When a whistleblower sounded the alarm, Basel Burgan reposted, then retracted it. But he may still go to jail.

Jordan has no commercial nuclear power plants although it had aspired to having two 1,000 MWe nuclear power units in operation by 2025. However, these were canceled and the country is now considering the use of small modular reactors. X-energy, a company based in Rockville, Maryland, signed a letter of intent (LOI) in November 2019 with Jordan’s Atomic Energy Commission as part of that country’s plan to develop a civilian nuclear power program.

By Jack Cohen-Joppa

Basel Burgan, the head of a successful family pharmacy business and a prominent environmental champion in Jordan, is accused of cyber crimes and spreading rumors “that damaged a government institution.” Hearings in the case against him began in September, continuing every other week.
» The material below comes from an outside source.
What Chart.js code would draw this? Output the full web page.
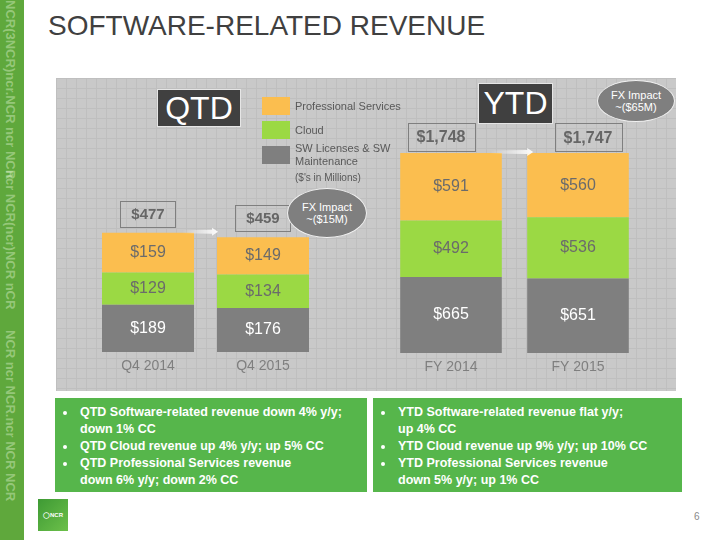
<!DOCTYPE html>
<html>
<head>
<meta charset="utf-8">
<script src="https://cdn.jsdelivr.net/npm/chart.js@4"></script>
<style>
  body { margin: 0; width: 720px; height: 540px; background: #fff; position: relative; overflow: hidden;
         font-family: "Liberation Sans", Arial, sans-serif; }
  .abs { position: absolute; }
  #strip { left: 0; top: 0; width: 24px; height: 540px; background: #5fa83c; overflow: hidden; }
  #strip span { position: absolute; left: 3px; color: rgba(220,240,200,0.45); font-size: 13px; font-weight: bold;
                writing-mode: vertical-rl; letter-spacing: 0px; white-space: nowrap; }
  #title { left: 48px; top: 12px; font-size: 28px; line-height: 28px; color: #404040; }
  #panel { left: 56px; top: 78px; width: 620px; height: 313px; background-color: #c9c9c9;
           background-image: linear-gradient(#bfbfbf 1px, transparent 1px), linear-gradient(90deg, #bfbfbf 1px, transparent 1px);
           background-size: 10px 10px; }
  .tag { background: #404040; border: 1px solid #e6e6e6; color: #fff; font-size: 32px; text-align: center; box-sizing: border-box; }
  .fx { background: #7f7f7f; border: 1.5px solid #f2f2f2; border-radius: 50%; color: #fff; font-size: 11px;
        text-align: center; box-sizing: border-box; display: flex; flex-direction: column; justify-content: center; line-height: 12px; }
  .sw { width: 28px; height: 18px; }
  .lg { font-size: 11px; color: #595959; line-height: 13px; }
  .note { background: #56b64b; color: #fff; font-weight: bold; font-size: 12.5px; line-height: 17px; box-sizing: border-box; padding: 6px 0 0 0; }
  .note ul { margin: 0; padding-left: 22px; }
  .note li { padding-left: 3px; }
  #logo { left: 38px; top: 499px; width: 30px; height: 32px; background: linear-gradient(135deg, #3e9a34, #6cc04a); color: #fff;
          font-size: 6px; font-weight: bold; text-align: center; line-height: 32px; }
  #page { left: 694px; top: 511px; font-size: 10px; color: #8a8a8a; }
</style>
</head>
<body>
<div id="strip" class="abs">
  <span style="top:0">NCR(3NCR)ncr.NCR ncr NCR</span>
  <span style="top:170px">ncr NCR(ncr)NCR nCR</span>
  <span style="top:330px">NCR ncr NCR.ncr NCR NCR</span>
</div>
<div id="title" class="abs">SOFTWARE-RELATED REVENUE</div>
<div id="panel" class="abs"></div>

<canvas id="qtdChart" class="abs" width="300" height="314" style="left:56px;top:78px"></canvas>
<canvas id="ytdChart" class="abs" width="316" height="314" style="left:360px;top:78px"></canvas>

<div class="abs tag" style="left:157px;top:89px;width:84px;height:38px;line-height:36px">QTD</div>
<div class="abs tag" style="left:478px;top:83px;width:75px;height:41px;line-height:39px">YTD</div>

<div class="abs fx" style="left:287px;top:188px;width:80px;height:50px"><div>FX Impact</div><div id="fxQtd"></div></div>
<div class="abs fx" style="left:597px;top:80px;width:78px;height:42px"><div>FX Impact</div><div id="fxYtd"></div></div>

<div id="legend"></div>
<div class="abs lg" style="left:295px;top:171px;font-size:10px">($'s in Millions)</div>

<div class="abs note" style="left:55px;top:398px;width:312px;height:94px">
  <ul>
    <li>QTD Software-related revenue down 4% y/y;<br>down 1% CC</li>
    <li>QTD Cloud revenue up 4% y/y; up 5% CC</li>
    <li>QTD Professional Services revenue<br>down 6% y/y; down 2% CC</li>
  </ul>
</div>
<div class="abs note" style="left:373px;top:398px;width:309px;height:94px">
  <ul>
    <li>YTD Software-related revenue flat y/y;<br>up 4% CC</li>
    <li>YTD Cloud revenue up 9% y/y; up 10% CC</li>
    <li>YTD Professional Services revenue<br>down 5% y/y; up 1% CC</li>
  </ul>
</div>

<div id="logo" class="abs">&#9711;NCR</div>
<div id="page" class="abs">6</div>

<script>
// values in $ millions
const qtdLabels = ['Q4 2014', 'Q4 2015'];
const ytdLabels = ['FY 2014', 'FY 2015'];
const seriesNames = ['SW Licenses & SW Maintenance', 'Cloud', 'Professional Services'];
const seriesColors = ['#7f7f7f', '#9bd944', '#fbbe4f'];
const labelColors = ['#ffffff', '#6b6b6b', '#6b6b6b'];

const qtdSwLicenses = [189, 176];
const qtdCloud = [129, 134];
const qtdProfServices = [159, 149];

const ytdSwLicenses = [665, 651];
const ytdCloud = [492, 536];
const ytdProfServices = [591, 560];

const fxImpact = ['~($15M)', '~($65M)'];

document.getElementById('fxQtd').textContent = fxImpact[0];
document.getElementById('fxYtd').textContent = fxImpact[1];

// legend, top item first like on the slide
const legend = document.getElementById('legend');
const legendTops = [146, 121, 97];
seriesNames.forEach((name, i) => {
  const sw = document.createElement('div');
  sw.className = 'abs sw';
  sw.style.left = '262px';
  sw.style.top = legendTops[i] + 'px';
  sw.style.background = seriesColors[i];
  legend.appendChild(sw);
  const txt = document.createElement('div');
  txt.className = 'abs lg';
  txt.style.left = '295px';
  txt.style.top = (legendTops[i] + (i === 0 ? -4 : 3)) + 'px';
  txt.style.width = '110px';
  txt.textContent = name;
  legend.appendChild(txt);
});

const money = v => '$' + v.toLocaleString('en-US');

const barLabels = {
  id: 'barLabels',
  afterDatasetsDraw(chart, args, opts) {
    const ctx = chart.ctx;
    const metas = chart.data.datasets.map((d, i) => chart.getDatasetMeta(i));
    ctx.save();
    ctx.textAlign = 'center';
    ctx.textBaseline = 'middle';
    ctx.font = '16px "Liberation Sans", Arial, sans-serif';
    metas.forEach((meta, di) => {
      meta.data.forEach((bar, j) => {
        ctx.fillStyle = labelColors[di];
        ctx.fillText(money(chart.data.datasets[di].data[j]), bar.x, (bar.y + bar.base) / 2);
      });
    });

    // totals in boxes above the bars
    const top = metas[metas.length - 1].data;
    ctx.font = 'bold ' + opts.totalFont + 'px "Liberation Sans", Arial, sans-serif';
    top.forEach((bar, j) => {
      const total = chart.data.datasets.reduce((s, d) => s + d.data[j], 0);
      const t = money(total);
      const w = ctx.measureText(t).width + opts.boxPad * 2;
      const cx = bar.x + opts.boxShift[j];
      const bottom = bar.y - opts.boxGap;
      ctx.strokeStyle = '#7f7f7f';
      ctx.lineWidth = 1;
      ctx.strokeRect(Math.round(cx - w / 2) + 0.5, Math.round(bottom - opts.boxH) + 0.5, Math.round(w), opts.boxH);
      ctx.fillStyle = '#666666';
      ctx.fillText(t, cx, bottom - opts.boxH / 2 + 1);
    });

    // fading arrow from first bar to second
    const a = top[0], b = top[1];
    const x0 = a.x + a.width / 2 - 12, x1 = b.x - b.width / 2 + opts.arrowEnd, y = a.y - 1;
    const g = ctx.createLinearGradient(x0, 0, x1, 0);
    g.addColorStop(0, 'rgba(255,255,255,0)');
    g.addColorStop(1, 'rgba(255,255,255,0.95)');
    ctx.fillStyle = g;
    ctx.beginPath();
    ctx.moveTo(x0, y - 1.5);
    ctx.lineTo(x1 - 6, y - 2);
    ctx.lineTo(x1 - 6, y - 4);
    ctx.lineTo(x1, y);
    ctx.lineTo(x1 - 6, y + 4);
    ctx.lineTo(x1 - 6, y + 2);
    ctx.lineTo(x0, y + 1.5);
    ctx.closePath();
    ctx.fill();
    ctx.restore();
  }
};

function makeChart(id, labels, series, yMax, padL, padR, axisH, boxOpts) {
  return new Chart(document.getElementById(id), {
    type: 'bar',
    data: {
      labels: labels,
      datasets: series.map((s, i) => ({
        label: seriesNames[i],
        data: s,
        backgroundColor: seriesColors[i],
        borderWidth: 0,
        barPercentage: 0.8,
        categoryPercentage: 1
      }))
    },
    options: {
      responsive: false,
      animation: false,
      devicePixelRatio: 1,
      layout: { padding: { left: padL, right: padR, top: 0, bottom: 0 } },
      plugins: { legend: { display: false }, tooltip: { enabled: false }, barLabels: boxOpts },
      scales: {
        x: {
          stacked: true,
          grid: { display: false, drawTicks: false },
          border: { display: false },
          ticks: { color: '#7f7f7f', font: { size: 14, family: '"Liberation Sans", Arial, sans-serif' }, padding: 6 },
          afterFit: s => { s.height = axisH; }
        },
        y: { stacked: true, display: false, min: 0, max: yMax }
      }
    },
    plugins: [barLabels]
  });
}

makeChart('qtdChart', qtdLabels, [qtdSwLicenses, qtdCloud, qtdProfServices], 1096, 34.5, 35.5, 40,
  { totalFont: 15, boxPad: 11, boxH: 26, boxGap: 6, boxShift: [0, 0], arrowEnd: 1 });
makeChart('ytdChart', ytdLabels, [ytdSwLicenses, ytdCloud, ytdProfServices], 2403.5, 27.5, 34.5, 39,
  { totalFont: 16, boxPad: 9, boxH: 28, boxGap: 2, boxShift: [-10, 10], arrowEnd: 6 });
</script>
</body>
</html>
Unless the case is dismissed, and barring additional delay due to the COVID-19 pandemic, a verdict by next spring could lead to a sentence of 6-24 months in prison for Burgan.

Burgan is trained as a pharmacist, and in 1992 he became the owner of the family pharmacy business his father started in 1952. Since then, he has published articles about nuclear power, environmental preservation, sustainable energy, and other topics in Arabic and in English in Jordan’s press and he has appeared many times on Jordanian television as an expert on environmental issues.

Jordanian activist, Basel Burgan. (Photo courtesy of the subject)

When the Jordan Atomic Energy Commission was established in 2007 to promote uranium mining and the construction of five large reactors to make the country a net energy exporter, Burgan founded the National Committee Against the Nuclear Project. The National Committee met some success as only two large reactors were ordered, then cancelled, and despite uranium exploration and mining contracts signed with French, Saudi Arabian and Russian agencies, no mines have been opened.

Burgan’s commitment to sustainability led to him co-founding Karak Star Recycling in 2015, and pioneer the paper and carton recycling industry in the kingdom. The enterprise now converts tons of paper waste each day into poultry egg trays and cartons.